Thursday, January 04, 2007

New year, new apartment.

Mere minutes after arriving home from my vacation, I resumed a frantic box-packing marathon that lasted late into the next night (despite all my pre-holiday efforts – dang!), and then for a few more hours the following morning before I absolutely had to go pick up my U-Haul truck or lose my reservation. Last time I moved, I hired three guys, day workers, to help with the heavy lifting, and my plan was to do the same this time around. I’d had a heinous experience with a professional moving company the time before that (they’d held my piano hostage in the pelting rain while extorting more money out of me; I later looked them up in the Better Business Bureau and found that they had a long history of consumer complaints. Lesson learned.)

So on my way to pick up the truck, I thought I’d swing by Home Depot, where I’d heard the day laborers were to be found. A block away, I noticed dozens of guys, who surged toward me in a body as soon as they noticed – almost before I noticed – that I was slowing down. They swarmed around my car, yanking the doors open and sliding in before I could even think. Here I’d thought it would be a sane, measured procedure: I’d find out who knew how to drive, who was experienced at moving. But there they were, three grinning guys in my car and more struggling to squeeze in, knocking on my window with pleading faces. I held up three fingers and shrugged helplessly: Solamente tres.

Hours of delays, frustration, and back-breaking labor ensued (though there were also a couple of angels who swooped in to help in my hour of panic). I valiantly resisted shrill screams of utter desperation. Sweat flew freely, especially when all three Guatemalan guys – and me – wrestled my giant sofabed up a steep, narrow flight of steps, almost toppling it over the railing to the pavement below.

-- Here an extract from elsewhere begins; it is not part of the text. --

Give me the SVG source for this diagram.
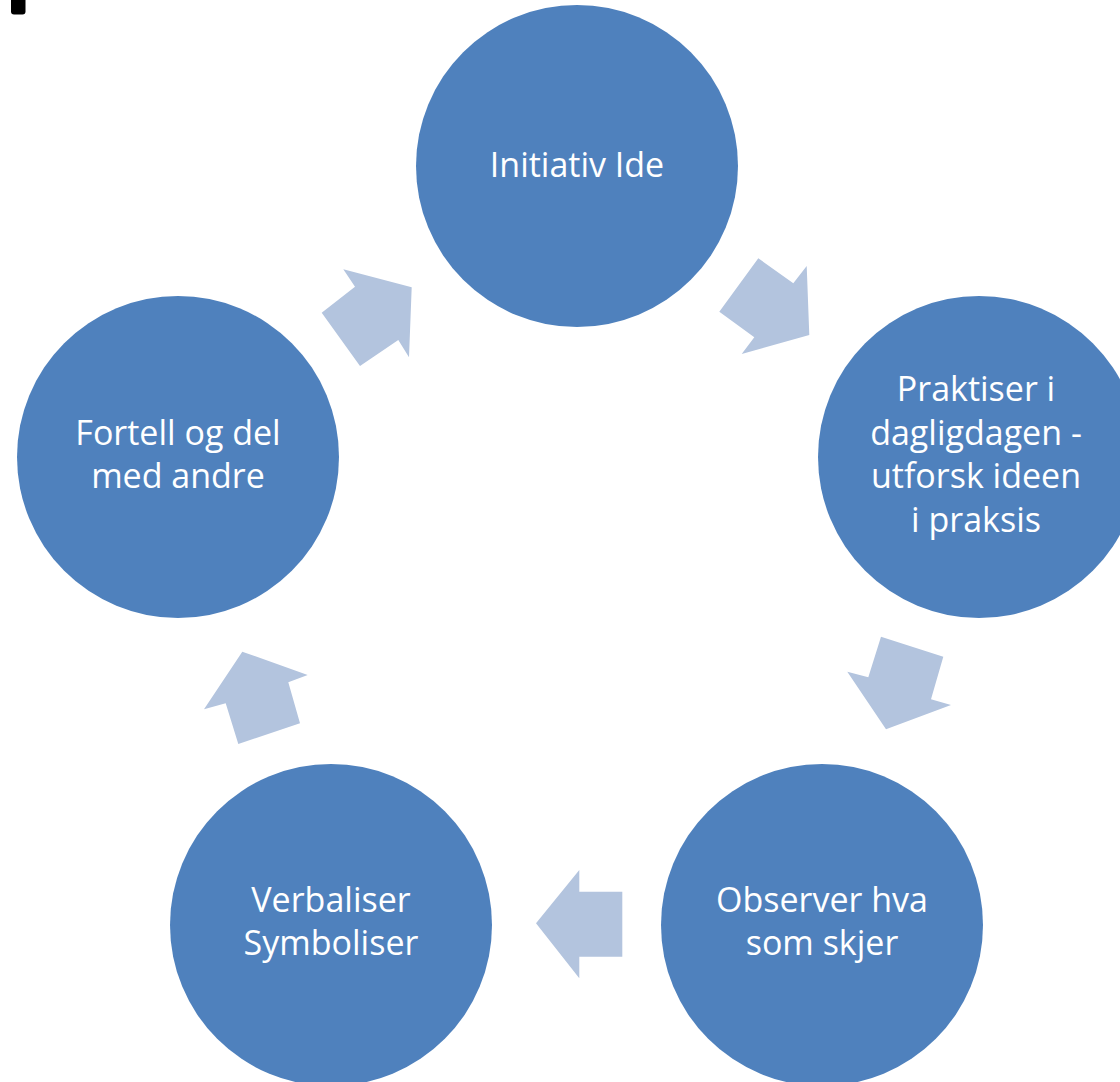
<svg xmlns="http://www.w3.org/2000/svg" width="1120" height="1082" viewBox="0 0 1120 1082">
  <style>
    .node { fill: #4F81BD; }
    .arrow { fill: #B3C4DE; }
    .label { fill: #FFFFFF; font-family: "Open Sans", "Liberation Sans", sans-serif; font-size: 34px; text-anchor: middle; }
  </style>
  <rect width="1120" height="1082" fill="#FFFFFF"/>
  <path d="M11,0 H25.5 V11.5 Q25.5,14.5 22.5,14.5 H14 Q11,14.5 11,11.5 Z" fill="#000000"/>
  <g id="connectors">
    <polygon class="arrow" points="343.3,269.3 411.7,287.3 409,357.3 398.3,340 360,366 321.7,312.7 355,286.7"/>
    <polygon class="arrow" points="758.3,258.3 793.3,283.3 806.7,266 809.3,335 741.7,354 754.3,337.3 719.3,311.7"/>
    <polygon class="arrow" points="881,636.7 943.3,656.7 931,699.3 951,705 886,729.3 847.3,671.7 868.3,677.3"/>
    <polygon class="arrow" points="579.3,870 579.3,891.7 622.3,891.7 622.3,956.7 579.3,956.7 579.3,978.3 536,923.3"/>
    <polygon class="arrow" points="242.3,651.7 307.7,675 288.3,682.3 300,723.3 238.3,744 225.7,703.3 204,709.3"/>
  </g>
  <g id="node-initiativ">
    <circle class="node" cx="577" cy="166" r="161"/>
    <text class="label" x="577" y="177">Initiativ Ide</text>
  </g>
  <g id="node-praktiser">
    <circle class="node" cx="979" cy="457" r="161"/>
    <text class="label" x="976" y="401">Praktiser i</text>
    <text class="label" x="976" y="445">dagligdagen -</text>
    <text class="label" x="976" y="488">utforsk ideen</text>
    <text class="label" x="976" y="532">i praksis</text>
  </g>
  <g id="node-observer">
    <circle class="node" cx="822" cy="925" r="161"/>
    <text class="label" x="822" y="912">Observer hva</text>
    <text class="label" x="822" y="955">som skjer</text>
  </g>
  <g id="node-verbaliser">
    <circle class="node" cx="331" cy="925" r="161"/>
    <text class="label" x="331" y="912">Verbaliser</text>
    <text class="label" x="331" y="955">Symboliser</text>
  </g>
  <g id="node-fortell">
    <circle class="node" cx="178" cy="457" r="161"/>
    <text class="label" x="178" y="445">Fortell og del</text>
    <text class="label" x="178" y="488">med andre</text>
  </g>
</svg>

Today I’m bone-tired and I ache in every muscle, including my hands and feet, and I have hundreds of boxes to unpack. But when I opened my door this morning in my beautiful new Los Feliz neighborhood, I heard birdsong and smelled the delicate fragance of the flowers that twine up that very same railing.

Moving takes forever. I went back to the old place at lunch to clean and deal with all the leftover stuff: framed pictures, curtains, curtain rods, all the random detritus that we abandoned yesterday when the truck got full. I’ll be back there tonight loading my car and doing one last, nostalgic load of laundry in my trusty old washer and dryer. (There’s nowhere to put them at the new place. Hello, laundromat.)

P.S. The water pressure in my new shower is amazing.